Another far-reaching
claim in the draft report is that the IAEA "has information, known as
the Alleged Studies, that the Ministry of Defence of Iran has conducted
and may still be conducting a comprehensive programme aimed at the
development of a nuclear payload to be delivered using the Shahab 3
missile system."
It does not explain how the "Alleged Studies",
which are documents on work done in 2002 and 2003, could have any
bearing on whether Iran is now conducting work on nuclear weapons.
Using
the same language found in published IAEA reports, the draft suggests
that the Alleged Studies intelligence documents represent credible
evidence. "The information, which has been obtained from multiple
sources, is detailed in content and appears to be generally
consistent," it says.
But that characterisation of the
intelligence first shown to the IAEA by the United States in 2005 has
been contested by sceptics in the agency. A senior IAEA official
familiar with the documents suggested in an interview with IPS last
month that the claim of "multiple sources" may be misleading.
Given
the existence of "intelligence sharing networks", the official said,
"one can't rule it out that one organisation got the intelligence and
shared it with others." That would explain the reference to "multiple
sources consistent over time", he said.
The initial U.S.
account, according to the official, was that the documents came from
the laptop computer of one of the Iranian participants in the alleged
nuclear weapons research programme.
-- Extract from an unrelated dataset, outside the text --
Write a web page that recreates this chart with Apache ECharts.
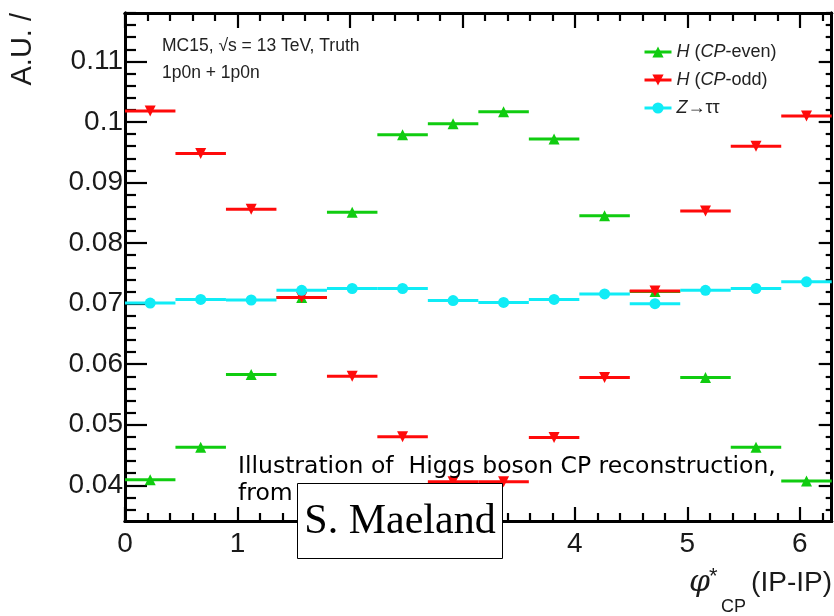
<!DOCTYPE html>
<html><head><meta charset="utf-8">
<script src="https://cdn.jsdelivr.net/npm/echarts@6/dist/echarts.min.js"></script>
<style>html,body{margin:0;padding:0;background:#fff}#c{width:834px;height:616px}</style>
</head><body><div id="c"></div>
<script>
// 14 equal bins over [0, 2pi]
const binCenters = [0.224, 0.673, 1.122, 1.571, 2.020, 2.468, 2.917, 3.366, 3.815, 4.264, 4.712, 5.161, 5.610, 6.059];
const binHalfWidth = 0.2244;
const cpEven  = [0.0409, 0.0463, 0.0583, 0.0710, 0.0851, 0.0979, 0.0997, 0.1017, 0.0972, 0.0845, 0.0720, 0.0578, 0.0463, 0.0407];
const cpOdd   = [0.1018, 0.0948, 0.0856, 0.0710, 0.0580, 0.0480, 0.0406, 0.0406, 0.0479, 0.0578, 0.0721, 0.0853, 0.0960, 0.1010];
const ztautau = [0.0701, 0.0707, 0.0706, 0.0722, 0.0725, 0.0725, 0.0705, 0.0702, 0.0707, 0.0716, 0.0700, 0.0722, 0.0725, 0.0736];
const seriesNames = ['H (CP-even)', 'H (CP-odd)', 'Z\u2192\u03c4\u03c4'];
const legendRich = ['{i|H} ({i|CP}-even)', '{i|H} ({i|CP}-odd)', '{i|Z}\u2192\u03c4\u03c4'];
const xTicks = [0, 1, 2, 3, 4, 5, 6];
const yTicks = [0.04, 0.05, 0.06, 0.07, 0.08, 0.09, 0.1, 0.11];

const xMin = 0, xMax = 6.2832, yMin = 0.0341, yMax = 0.118;
const xMinor = [];
for (let i = 1; i <= 31; i++) { if (i % 5) xMinor.push(+(i * 0.2).toFixed(3)); }
const yMinor = [];
for (let i = 18; i <= 59; i++) { if (i % 5) yMinor.push(+(i * 0.002).toFixed(4)); }

const colors = ['#10cc10', '#ff0a0a', '#10ecf6'];
const symbols = ['triangle', 'triangle', 'circle'];
const rotates = [0, 180, 0];
const sizes = [11, 11, 11];
const allData = [cpEven, cpOdd, ztautau];

const labelFont = {fontSize: 28, fontFamily: 'Liberation Sans', color: '#1a1a1a'};

function axisCommon(len, vals) {
  return {
    axisLine: {show: true, onZero: false, lineStyle: {color: '#000', width: 3}},
    axisTick: {show: true, inside: true, length: len, customValues: vals, lineStyle: {color: '#000', width: 2.2}},
    splitLine: {show: false}, minorTick: {show: false}
  };
}
function xAx(pos, len, vals, labels) {
  return Object.assign({type: 'value', position: pos, min: xMin, max: xMax,
    axisLabel: labels ? Object.assign({show: true, customValues: xTicks, margin: 9}, labelFont) : {show: false}
  }, axisCommon(len, vals));
}
function yAx(pos, len, vals, labels) {
  return Object.assign({type: 'value', position: pos, min: yMin, max: yMax,
    axisLabel: labels ? Object.assign({show: true, customValues: yTicks, margin: 2, formatter: v => String(+v.toFixed(3))}, labelFont) : {show: false}
  }, axisCommon(len, vals));
}

const series = [];
allData.forEach((vals, k) => {
  series.push({
    type: 'custom', name: seriesNames[k] + ' bins', z: 3 + k * 2, clip: true,
    xAxisIndex: 0, yAxisIndex: 0,
    data: vals.map((v, i) => [binCenters[i] - binHalfWidth, binCenters[i] + binHalfWidth, v]),
    renderItem: (params, api) => {
      const y = api.value(2);
      const p0 = api.coord([api.value(0), y]);
      const p1 = api.coord([api.value(1), y]);
      return {type: 'line', shape: {x1: p0[0], y1: p0[1], x2: p1[0], y2: p1[1]},
        style: {stroke: colors[k], lineWidth: 3}};
    },
    silent: true
  });
  series.push({
    type: 'line', name: seriesNames[k], z: 4 + k * 2,
    xAxisIndex: 0, yAxisIndex: 0,
    data: vals.map((v, i) => [binCenters[i], v]),
    symbol: symbols[k], symbolRotate: rotates[k], symbolSize: sizes[k], showSymbol: true, showAllSymbol: true,
    lineStyle: {opacity: 0, width: 0}, itemStyle: {color: colors[k], opacity: 1},
    animation: false
  });
});

const chart = echarts.init(document.getElementById('c'), null, {renderer: 'canvas'});
chart.setOption({
  animation: false,
  backgroundColor: '#fff',
  grid: {left: 125, right: 2.3, top: 13, bottom: 95, containLabel: false, outerBoundsMode: 'none'},
  xAxis: [xAx('bottom', 14, xTicks, true), xAx('bottom', 8, xMinor, false), xAx('top', 15, xTicks, false), xAx('top', 8, xMinor, false)],
  yAxis: [yAx('left', 22, yTicks, true), yAx('left', 11, yMinor, false), yAx('right', 13, yTicks, false), yAx('right', 6, yMinor, false)],
  legend: {
    orient: 'vertical', left: 643, top: 43, padding: 0, itemWidth: 27, itemHeight: 14, itemGap: 10,
    selectedMode: false,
    data: seriesNames.map((n, k) => ({name: n, lineStyle: {opacity: 1, width: 3, color: colors[k]}, itemStyle: {color: colors[k]}})),
    formatter: name => legendRich[seriesNames.indexOf(name)],
    textStyle: {fontSize: 18, fontFamily: 'Liberation Sans', color: '#222',
      rich: {i: {fontSize: 18, fontFamily: 'Liberation Sans', fontStyle: 'italic', color: '#222'}}}
  },
  series: series,
  graphic: [
    {type: 'text', x: 162, y: 46, z: 20, style: {text: 'MC15, \u221as = 13 TeV, Truth', font: '17.5px "Liberation Sans"', fill: '#222', verticalAlign: 'middle', textVerticalAlign: 'middle'}},
    {type: 'text', x: 162, y: 73, z: 20, style: {text: '1p0n + 1p0n', font: '17.5px "Liberation Sans"', fill: '#222', verticalAlign: 'middle', textVerticalAlign: 'middle'}},
    {type: 'text', x: 23, y: 13, rotation: Math.PI / 2, z: 20, style: {text: 'A.U. /', font: '29px "Liberation Sans"', fill: '#1a1a1a', align: 'right', textAlign: 'right', verticalAlign: 'middle', textVerticalAlign: 'middle'}},
    {type: 'text', x: 689, y: 583, z: 20, style: {text: '\u03c6', font: 'italic 30px "DejaVu Serif"', fill: '#1a1a1a', verticalAlign: 'middle', textVerticalAlign: 'middle'}},
    {type: 'text', x: 709, y: 577, z: 20, style: {text: '*', font: '22px "Liberation Sans"', fill: '#1a1a1a', verticalAlign: 'middle', textVerticalAlign: 'middle'}},
    {type: 'text', x: 721, y: 607, z: 20, style: {text: 'CP', font: '18px "Liberation Sans"', fill: '#1a1a1a', verticalAlign: 'middle', textVerticalAlign: 'middle'}},
    {type: 'text', x: 832, y: 583, z: 20, style: {text: '(IP-IP)', font: '28px "Liberation Sans"', fill: '#1a1a1a', align: 'right', textAlign: 'right', verticalAlign: 'middle', textVerticalAlign: 'middle'}},
    {type: 'text', x: 238, y: 467, z: 20, style: {text: 'Illustration of  Higgs boson CP reconstruction,', font: '23.5px "DejaVu Sans"', fill: '#000', verticalAlign: 'middle', textVerticalAlign: 'middle'}},
    {type: 'text', x: 238, y: 494, z: 20, style: {text: 'from', font: '23.5px "DejaVu Sans"', fill: '#000', verticalAlign: 'middle', textVerticalAlign: 'middle'}},
    {type: 'rect', z: 30, shape: {x: 297.5, y: 483.5, width: 205, height: 75}, style: {fill: '#fff', stroke: '#000', lineWidth: 1}},
    {type: 'text', x: 400, y: 522, z: 31, style: {text: 'S. Maeland', font: '42px "Liberation Serif"', fill: '#000', align: 'center', textAlign: 'center', verticalAlign: 'middle', textVerticalAlign: 'middle'}}
  ]
});
</script></body></html>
Later, however, that account was
"walked back", he said.
"There are holes in the story," said the official.
The
introduction by ISIS to the excerpts from the report, evidently based
on conversations with the IAEA personnel, confirms that the documents
did not come from Iran on a laptop computer, as U.S. officials had
claimed in the past. It suggests that the documents were smuggled out
of Iran as "electronic media" by the wife of an Iranian who had been
recruited by German intelligence and was later arrested.
That
new explanation is highly suspect, however, because an intelligence
agency would not confirm the identity of one of their agents, even if
he were arrested. Asked about the ISIS account, Paul Pillar, who was
national intelligence office for the Middle East when the "laptop
documents" surfaced, said it "sounds unusual".
The draft
report also argues that the information in the documents is credible,
because it "refers to known Iranian persons and institutions under both
the military and civil apparatuses, as well as to some degree to their
confirmed procurement activities".
But the senior IAEA official
cast doubt on that claim as well. The names of people working in the
relevant Iranian military and civilian organisations are readily
obtainable, he observed. "It's not difficult to cook up such a
document," the official told IPS.
The draft paper states that
the agency "does not believe that Iran has yet achieved the means of
integrating a nuclear payload into the Shahab 3 delivery system with
any confidence that it would work".
That statement hints at the
fact that the reentry vehicle studies were found to have serious
technical problems. The senior IAEA official told IPS that the Sandia
National Laboratories, which ran computer simulation analyses of the
plan, not only found that none of them would have worked, but had
expressed doubt that they were genuine.
The paper makes an
indirect reference to a plan for a bench-scale facility for uranium
conversion, but does not mention that it had several technical flaws,
as acknowledged by Heinonen in a February 2008 briefing for members.
Nor
do the draft report's conclusions deal with the fact, confirmed by the
senior IAEA official to IPS, that none of the intelligence documents
have any security markings, despite the fact they are purported to be
part of what presumably would have been Iran's most highly classified
programme.
*Gareth Porter is an investigative historian and
journalist specialising in U.S. national security policy. The paperback
edition of his latest book, "Perils of Dominance: Imbalance of Power
and the Road to War in Vietnam", was published in 2006.